If it's actually true that such a loan is riskier, then the bank acted correctly.

if it was actually wrong - that a racial mark up was unjustified financially - then a competitor bank that correctly makes this conclusion would offer the lower, correct rate, thus capturing said racial group as customer away from the more discriminating bank!

> If it's actually true that such a loan is riskier, then the bank acted correctly.

Oh my god. We are not going to speed run racial discrimination in lending products again. Once is enough for me. This is actually specifically illegal.

> "What are the U.S. fair lending laws? Fair lending laws in the United States prohibit lenders from discriminating based on specific protected classes (such as race, color, national origin, and religion) during any aspect of a credit transaction." [1]

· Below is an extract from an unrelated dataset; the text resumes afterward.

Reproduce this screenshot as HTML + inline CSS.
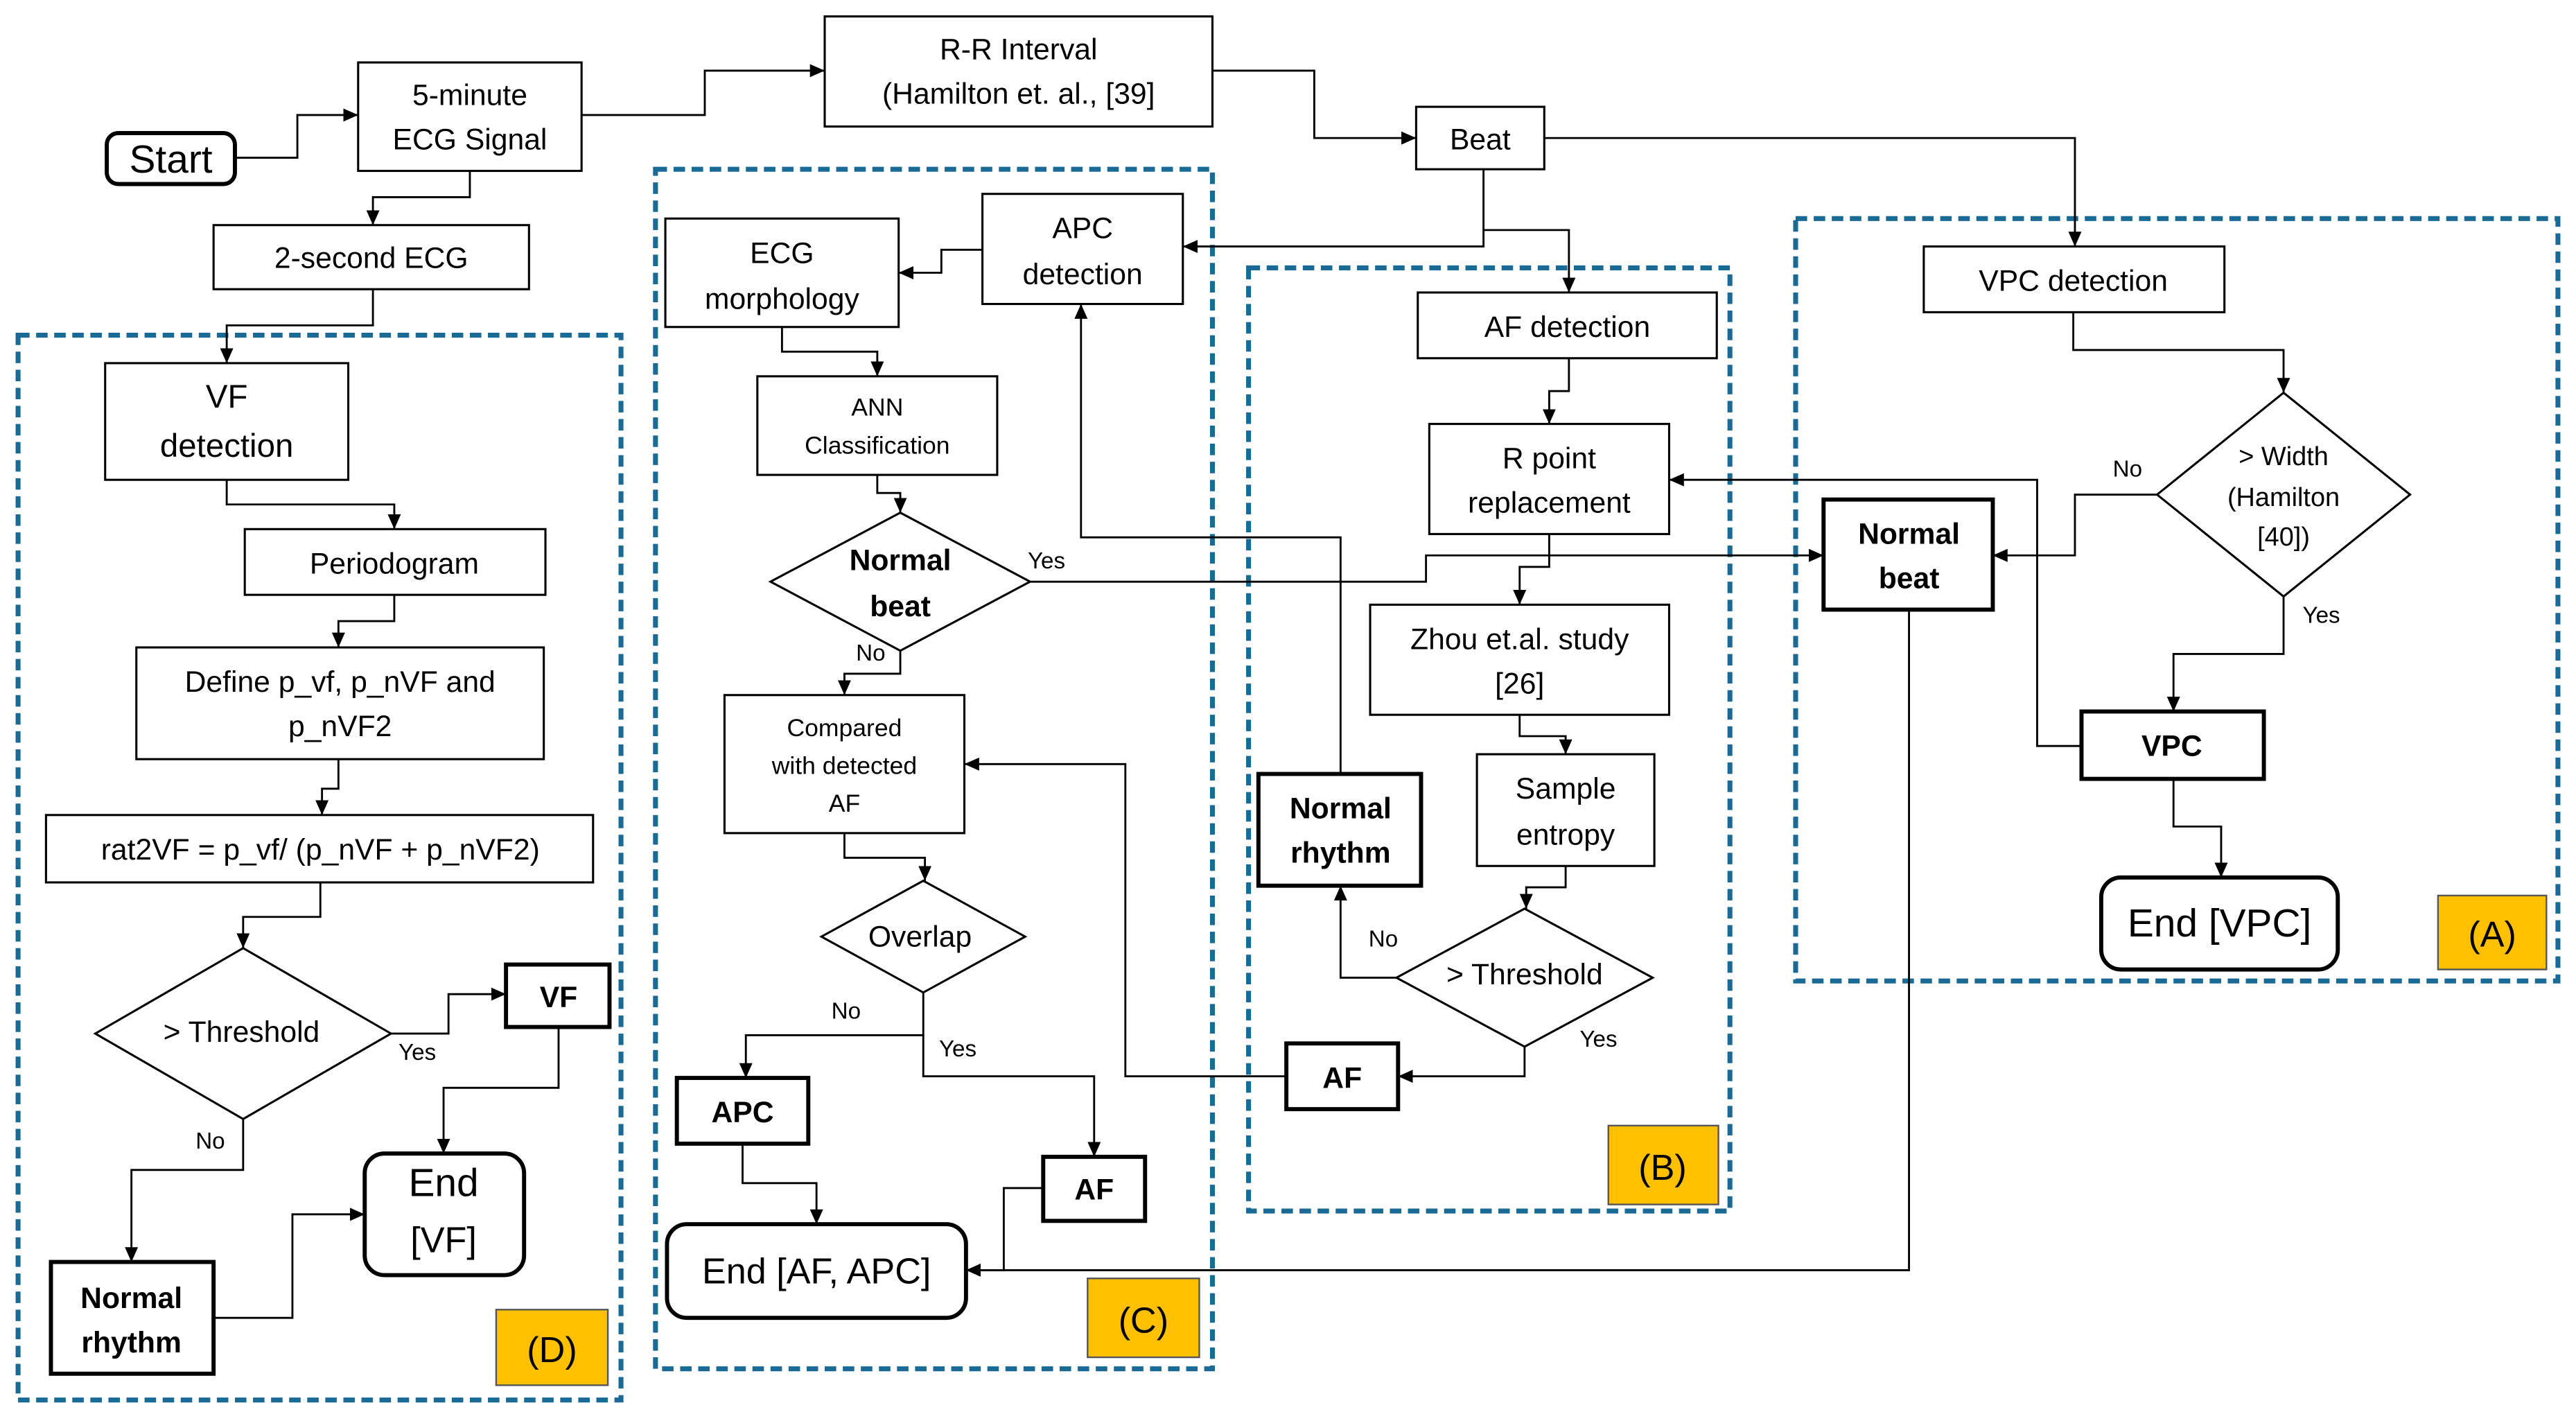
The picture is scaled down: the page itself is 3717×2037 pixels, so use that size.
<!DOCTYPE html>
<html><head><meta charset="utf-8"><style>
html,body{margin:0;padding:0;background:#fff}
svg{display:block}
text{font-family:"Liberation Sans",sans-serif;fill:#000}
</style></head><body>
<svg width="3717" height="2037" viewBox="0 0 1568 859.3" preserveAspectRatio="none" xmlns="http://www.w3.org/2000/svg">
<defs>
<marker id="a" markerWidth="10" markerHeight="10" refX="9" refY="5" orient="auto" markerUnits="userSpaceOnUse">
<path d="M0,1 L9,5 L0,9 Z" fill="#000"/></marker>
</defs>
<g fill="none" stroke="#1a6a96" stroke-width="3" stroke-dasharray="7,4">
<rect x="11" y="204" width="367" height="648"/>
<rect x="399" y="103" width="339" height="730"/>
<rect x="760" y="163" width="293" height="574"/>
<rect x="1093" y="133" width="464" height="464"/>
</g>
<g fill="#FFC000" stroke="#555" stroke-width="1">
<rect x="302" y="797" width="68" height="46"/>
<rect x="662" y="778" width="68" height="48"/>
<rect x="979" y="685" width="67" height="48"/>
<rect x="1484" y="545" width="66" height="45"/>
</g>
<g font-size="22" text-anchor="middle">
<text x="336" y="829">(D)</text><text x="696" y="811">(C)</text><text x="1012" y="718">(B)</text><text x="1517" y="576">(A)</text>
</g>
<!-- normal boxes -->
<g fill="#fff" stroke="#000" stroke-width="1.3">
<rect x="218" y="38" width="136" height="66"/>
<rect x="502" y="10" width="236" height="67"/>
<rect x="862" y="65" width="78" height="38"/>
<rect x="130" y="137" width="192" height="39"/>
<rect x="64" y="221" width="148" height="71"/>
<rect x="149" y="322" width="183" height="40"/>
<rect x="83" y="394" width="248" height="68"/>
<rect x="28" y="496" width="333" height="41"/>
<rect x="405" y="133" width="142" height="66"/>
<rect x="598" y="118" width="122" height="67"/>
<rect x="461" y="229" width="146" height="60"/>
<rect x="441" y="423" width="146" height="84"/>
<rect x="863" y="178" width="182" height="40"/>
<rect x="870" y="258" width="146" height="67"/>
<rect x="834" y="368" width="182" height="67"/>
<rect x="899" y="459" width="108" height="68"/>
<rect x="1171" y="150" width="183" height="40"/>
<polygon points="58,629 148,577 238,629 148,681"/>
<polygon points="469,354 548,312 627,354 548,396"/>
<polygon points="500,570 562,536 624,570 562,604"/>
<polygon points="850,595 928,553 1006,595 928,637"/>
<polygon points="1313,301 1390,239 1467,301 1390,363"/>
</g>
<!-- bold boxes -->
<g fill="#fff" stroke="#000" stroke-width="2.5">
<rect x="65" y="81" width="78" height="31" rx="7"/>
<rect x="308" y="587" width="63" height="38"/>
<rect x="222" y="702" width="97" height="74" rx="12"/>
<rect x="31" y="768" width="99" height="68"/>
<rect x="412" y="656" width="80" height="40"/>
<rect x="635" y="704" width="62" height="39"/>
<rect x="406" y="745" width="182" height="57" rx="12"/>
<rect x="766" y="471" width="99" height="68"/>
<rect x="783" y="635" width="68" height="40"/>
<rect x="1110" y="304" width="103" height="67"/>
<rect x="1267" y="433" width="111" height="41"/>
<rect x="1279" y="534" width="144" height="56" rx="12"/>
</g>
<!-- connectors -->
<g fill="none" stroke="#000" stroke-width="1.2" marker-end="url(#a)">
<polyline points="143,96 181,96 181,70 218,70"/>
<polyline points="354,70 429,70 429,43 502,43"/>
<polyline points="738,43 800,43 800,84 862,84"/>
<polyline points="940,84 1263,84 1263,150"/>
<polyline points="903,103 903,140 955,140 955,178"/>
<polyline points="903,140 903,150 720,150"/>
<polyline points="286,104 286,120 227,120 227,137"/>
<polyline points="227,176 227,198 138,198 138,221"/>
<polyline points="138,292 138,307 240,307 240,322"/>
<polyline points="240,362 240,378 206,378 206,394"/>
<polyline points="206,462 206,480 196,480 196,496"/>
<polyline points="195,537 195,558 148,558 148,577"/>
<polyline points="238,629 273,629 273,605 308,605"/>
<polyline points="148,681 148,712 80,712 80,768"/>
<polyline points="340,625 340,662 270,662 270,702"/>
<polyline points="130,802 178,802 178,739 222,739"/>
<polyline points="598,152 573,152 573,166 547,166"/>
<polyline points="476,199 476,214 534,214 534,229"/>
<polyline points="534,289 534,300 548,300 548,312"/>
<polyline points="627,354 868,354 868,338 1110,338"/>
<polyline points="548,396 548,410 514,410 514,423"/>
<polyline points="514,507 514,522 563,522 563,536"/>
<polyline points="562,604 562,630 454,630 454,656"/>
<polyline points="562,630 562,655 666,655 666,704"/>
<polyline points="452,696 452,720 497,720 497,745"/>
<polyline points="635,723 611,723 611,773 588,773"/>
<polyline points="1162,371 1162,773 588,773"/>
<polyline points="783,655 685,655 685,465 587,465"/>
<polyline points="928,637 928,655 851,655"/>
<polyline points="850,595 816,595 816,539"/>
<polyline points="816,471 816,327 658,327 658,185"/>
<polyline points="955,218 955,238 943,238 943,258"/>
<polyline points="943,325 943,345 925,345 925,368"/>
<polyline points="925,435 925,448 953,448 953,459"/>
<polyline points="953,527 953,540 929,540 929,553"/>
<polyline points="1262,190 1262,213 1390,213 1390,239"/>
<polyline points="1313,301 1263,301 1263,338 1213,338"/>
<polyline points="1390,363 1390,398 1323,398 1323,433"/>
<polyline points="1267,454 1240,454 1240,292 1016,292"/>
<polyline points="1323,474 1323,503 1352,503 1352,534"/>
</g>
<!-- text -->
<g font-size="18" text-anchor="middle">
<text x="104" y="105" font-size="24">Start</text>
<text x="286" y="64">5-minute</text><text x="286" y="91">ECG Signal</text>
<text x="620" y="36">R-R Interval</text><text x="620" y="63">(Hamilton et. al., [39]</text>
<text x="901" y="91">Beat</text>
<text x="226" y="163">2-second ECG</text>
<text x="138" y="248" font-size="20">VF</text><text x="138" y="278" font-size="20">detection</text>
<text x="240" y="349">Periodogram</text>
<text x="207" y="421">Define p_vf, p_nVF and</text><text x="207" y="448">p_nVF2</text>
<text x="195" y="523">rat2VF = p_vf/ (p_nVF + p_nVF2)</text>
<text x="147" y="634">&gt; Threshold</text>
<text x="270" y="728" font-size="24">End</text><text x="270" y="762" font-size="22">[VF]</text>
<text x="476" y="160">ECG</text><text x="476" y="188">morphology</text>
<text x="659" y="145">APC</text><text x="659" y="173">detection</text>
<text x="534" y="253" font-size="15">ANN</text><text x="534" y="276" font-size="15">Classification</text>
<text x="514" y="448" font-size="15">Compared</text><text x="514" y="471" font-size="15">with detected</text><text x="514" y="494" font-size="15">AF</text>
<text x="560" y="576">Overlap</text>
<text x="497" y="781" font-size="22">End [AF, APC]</text>
<text x="954" y="205">AF detection</text>
<text x="943" y="285">R point</text><text x="943" y="312">replacement</text>
<text x="925" y="395">Zhou et.al. study</text><text x="925" y="422">[26]</text>
<text x="953" y="486">Sample</text><text x="953" y="514">entropy</text>
<text x="928" y="599">&gt; Threshold</text>
<text x="1262" y="177">VPC detection</text>
<text x="1390" y="283" font-size="16">&gt; Width</text><text x="1390" y="308" font-size="16">(Hamilton</text><text x="1390" y="332" font-size="16">[40])</text>
<text x="1351" y="570" font-size="24">End [VPC]</text>
</g>
<g font-size="18" font-weight="bold" text-anchor="middle">
<text x="340" y="613">VF</text>
<text x="80" y="796">Normal</text><text x="80" y="823">rhythm</text>
<text x="548" y="347">Normal</text><text x="548" y="375">beat</text>
<text x="452" y="683">APC</text>
<text x="666" y="730">AF</text>
<text x="816" y="498">Normal</text><text x="816" y="525">rhythm</text>
<text x="817" y="662">AF</text>
<text x="1162" y="331">Normal</text><text x="1162" y="358">beat</text>
<text x="1322" y="460">VPC</text>
</g>
<g font-size="14" text-anchor="middle">
<text x="254" y="645">Yes</text><text x="128" y="699">No</text>
<text x="637" y="346">Yes</text><text x="530" y="402">No</text>
<text x="515" y="620">No</text><text x="583" y="643">Yes</text>
<text x="842" y="576">No</text><text x="973" y="637">Yes</text>
<text x="1295" y="290">No</text><text x="1413" y="379">Yes</text>
</g>
</svg>
</body></html>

[1] - https://www.investopedia.com/the-history-of-lending-discrimi...

I wonder if that law has had any impact on the issue? Have there been any followup studies to verify that the targeted groups did indeed become more creditworthy?
You know I never checked. I mean it seems obvious it would but I don’t recall seeing a study.

Honestly though a study like that may be banned from most research houses as it can fall into a bad spot. What happens if the study found it didn’t help. :/

I feel like the regulations here are good regardless. I don’t Want someone to be penalized specifically because of their race.

Companies are not actually 100% soulless profit-making machines and are very capable of choosing other priorities over making what seems to be free money.

Sometimes these other priorities are "being racist" or "letting John Lasseter harass all the women at Pixar". But it's obvious just because of how many companies stay in their industry. GameStop still tries to sell you games even if that's not so profitable anymore. They don't just switch to selling heroin.

I admit I'm really struggling to get on board with "it's fine for companies to be racist so long as they make more profit, actually".